2014-07-15
A data point on how rapidly spammers pick up addresses from the web
On June 15, what is almost exactly a month ago now, I wrote an entry on a weird non-relaying relay attempt I saw. In the entry I quoted a SMTP conversation, including a local address handled by my sinkhole SMTP server. As I was writing the entry I decided to change the local part of the address to an obviously bogus 'XXXX' and then see if spammers picked up that address and started trying to deliver things to that new address.
I am now able to report that it took less than a month. On July
11th I saw the first delivery attempt; July 14th saw the second and
third ones. The first and the third 'succeeded' in getting all the
way to a DATA
submission (which was 5xx'd but had the message
captured for my inspection). The resulting spam is a little bit
interesting.
The first spam message looks like a serious attempt by what seems like a Chinese-affiliated spam gang to sell me some e-mail address databases, based on what geographic area I wanted to target, and maybe hawk their spamming services too. It uses a forged envelope sender and comes from a US hosting/cloud provider, with replies directed to 163.com and a image in its HTML being fetched from a tagged URL on a Chinese IP address.

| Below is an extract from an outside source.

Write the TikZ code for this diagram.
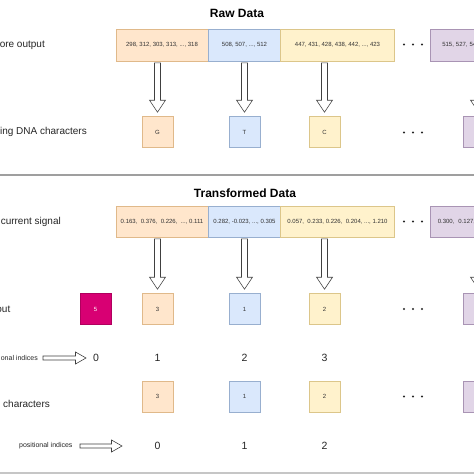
\documentclass[tikz,border=0pt]{standalone}
\usepackage{fontspec}
\setmainfont{Liberation Sans}
\usetikzlibrary{calc}
\definecolor{ofill}{HTML}{FFE6CC}\definecolor{odraw}{HTML}{E0B98A}
\definecolor{bfill}{HTML}{DAE8FC}\definecolor{bdraw}{HTML}{98AFCF}
\definecolor{yfill}{HTML}{FFF2CC}\definecolor{ydraw}{HTML}{DCC68A}
\definecolor{pfill}{HTML}{E1D5E7}\definecolor{pdraw}{HTML}{A994B4}
\definecolor{mfill}{HTML}{D80073}\definecolor{mdraw}{HTML}{B0005E}
\definecolor{txt}{HTML}{333333}
\newcommand\hollowdown[2]{%
  \draw[harrow] let \p1=(#1), \p2=(#2) in
    (\x2-3pt,\y1-1.5pt) -- (\x2-3pt,\y2+16pt) -- (\x2-8pt,\y2+16pt) -- (\x2,\y2+4pt)
    -- (\x2+8pt,\y2+16pt) -- (\x2+3pt,\y2+16pt) -- (\x2+3pt,\y1-1.5pt) -- cycle;}
\newcommand\hollowright[2]{%
  \draw[harrow] let \p1=(#1), \p2=(#2) in
    (\x1,\y1+2pt) -- (\x2-10.5pt,\y1+2pt) -- (\x2-10.5pt,\y1+6pt) -- (\x2,\y1)
    -- (\x2-10.5pt,\y1-6pt) -- (\x2-10.5pt,\y1-2pt) -- (\x1,\y1-2pt) -- cycle;}
\begin{document}
\begin{tikzpicture}[x=1pt,y=-1pt,
  harrow/.style={draw=black!75, fill=white, line width=0.6pt, line join=miter},
  seq/.style={draw, line width=0.6pt, minimum height=32pt, inner sep=0pt, text=txt, font=\fontsize{6}{7}\selectfont},
  sq/.style={draw, line width=0.6pt, minimum width=31pt, minimum height=31pt, inner sep=0pt, text=txt, font=\fontsize{6}{7}\selectfont},
  ob/.style={fill=ofill, draw=odraw}, bb/.style={fill=bfill, draw=bdraw},
  yb/.style={fill=yfill, draw=ydraw}, pb/.style={fill=pfill, draw=pdraw},
  lab/.style={inner sep=0pt, text=black!85, font=\fontsize{10}{12}\selectfont},
  smlab/.style={inner sep=0pt, text=black!85, font=\fontsize{7}{8}\selectfont},
  idx/.style={inner sep=0pt, text=black!85, font=\fontsize{10.5}{12}\selectfont},
  title/.style={inner sep=0pt, text=black, font=\bfseries\fontsize{12}{14}\selectfont}]
\useasboundingbox (0,0) rectangle (474,474);
\clip (0,0) rectangle (474,474);
\fill[white] (0,0) rectangle (474,474);

% ---------- Raw data ----------
\node[title] (t1) at (237,13) {Raw Data};
\node[lab, anchor=east] (l1) at (45,45) {ore output};
\node[lab, anchor=east] (l2) at (87,132) {ing DNA characters};

\node[seq, ob, minimum width=92pt] (r1) at (162,45) {298, 312, 303, 313, ..., 318};
\node[seq, bb, minimum width=72pt] (r2) at (244.5,45) {508, 507, ..., 512};
\node[seq, yb, minimum width=114pt] (r3) at (337.5,45) {447, 431, 428, 438, 442, ..., 423};
\node[seq, pb, minimum width=92pt, anchor=west, align=left, text width=80pt] (r4) at (430,45) {\hspace*{6pt}515, 527, 54};

\node[sq, ob] (c1) at (157.5,132) {G};
\node[sq, bb] (c2) at (244.5,132) {T};
\node[sq, yb] (c3) at (324.5,132) {C};
\node[sq, pb] (c4) at (478.5,132) {};

\hollowdown{r1.south}{c1.north}
\hollowdown{r2.south}{c2.north}
\hollowdown{r3.south}{c3.north}
\hollowdown{r4.south}{c4.north}

\foreach \dx in {-9,0,9} {\fill[black!85] (413+\dx,44.5) circle (1.2pt); \fill[black!85] (413+\dx,132.5) circle (1.2pt);}

\draw[gray!75, line width=1.6pt] (0,174.8) -- (474,174.8);

% ---------- Transformed data ----------
\node[title] (t2) at (245,193) {Transformed Data};
\node[lab, anchor=east] (l3) at (61,222) {current signal};
\node[lab, anchor=east] (l4) at (10.5,309) {out};

\node[seq, ob, minimum width=92pt, minimum height=31pt] (s1) at (162,221.5) {0.163,\ \ 0.376,\ \ 0.226,\ \ ..., 0.111};
\node[seq, bb, minimum width=72pt, minimum height=31pt] (s2) at (244.5,221.5) {0.282, -0.023, ..., 0.305};
\node[seq, yb, minimum width=114pt, minimum height=31pt] (s3) at (337.5,221.5) {0.057,\ \ 0.233, 0.226,\ \ 0.204, ..., 1.210};
\node[seq, pb, minimum width=92pt, minimum height=31pt, anchor=west, align=left, text width=86pt] (s4) at (429.5,221.5) {\hspace*{5pt}0.300,\ \ 0.127,};

\node[sq, fill=mfill, draw=mdraw, text=white] (m5) at (95.5,309) {5};
\node[sq, ob] (d1) at (157.5,309) {3};
\node[sq, bb] (d2) at (244.5,309) {1};
\node[sq, yb] (d3) at (324.5,309) {2};
\node[sq, pb] (d4) at (478.5,309) {};

\hollowdown{s1.south}{d1.north}
\hollowdown{s2.south}{d2.north}
\hollowdown{s3.south}{d3.north}
\hollowdown{s4.south}{d4.north}

\foreach \dx in {-9,0,9} {\fill[black!85] (413+\dx,221.5) circle (1.2pt); \fill[black!85] (413+\dx,309) circle (1.2pt);}

% positional indices row 1
\node[smlab, anchor=east] (p1) at (38,358) {onal indices};
\node[idx] (i0) at (96,358) {0};
\node[idx] (i1) at (157.5,358) {1};
\node[idx] (i2) at (244.5,358) {2};
\node[idx] (i3) at (324.5,358) {3};
\coordinate (p1s) at (43,358);
\coordinate (p1e) at (86,358);
\hollowright{p1s}{p1e}

% characters row
\node[lab, anchor=west] (l5) at (3,404) {characters};
\node[sq, ob] (e1) at (157.5,396.5) {3};
\node[sq, bb] (e2) at (244.5,396.5) {1};
\node[sq, yb] (e3) at (324.5,396.5) {2};
\node[sq, pb] (e4) at (478.5,396.5) {};
\foreach \dx in {-9,0,9} {\fill[black!85] (413+\dx,396.5) circle (1.2pt);}

% positional indices row 2
\node[smlab, anchor=west] (p2) at (19,446) {positional indices};
\node[idx] (j0) at (157.5,446) {0};
\node[idx] (j1) at (244.5,446) {1};
\node[idx] (j2) at (324.5,446) {2};
\coordinate (p2s) at (80,446);
\coordinate (p2e) at (122,446);
\hollowright{p2s}{p2e}

\fill[gray!45] (0,472) rectangle (474,474);
\end{tikzpicture}
\end{document}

The second spam message (from the third delivery attempt) comes from what is probably a compromised mail server in the UK. It is plain and straightforward advance fee fraud, and not a particularly sophisticated one; apart from the destination address there is absolutely nothing unusual about it. It was probably ultimately sent from Malaysia, perhaps from a compromised machine of some sort (the likely source IP is currently in the CBL).
(The second delivery attempt had sufficiently many signs of being
ordinary advance fee fraud that my sinkhole SMTP server rejected
it before DATA
. Now that I look it comes from an IP address in
the same /24 as the first delivery attempt; it got rejected early
because the envelope sender address claimed to be from qq.com. I've
switched my sinkhole SMTP server to early rejection of stuff that's
likely to be boring spam because I've already collected enough
samples of it. Maybe someday I'll change my mind and do a completely
raw 'one week in spam', but not right now.)
There is an obvious theory about what happened with my address here: scraped by a spammer who briefly attempted to market services to me and then started selling the address and/or their spamming services to other spammers. I can't know if this story is right, of course. I may learn more if more spam arrives for that address.
(And if no more spam arrives for the address I'll also learn something. At this point I do expect it to get more spam, though, since it's in the hands of advance fee fraud spammers.)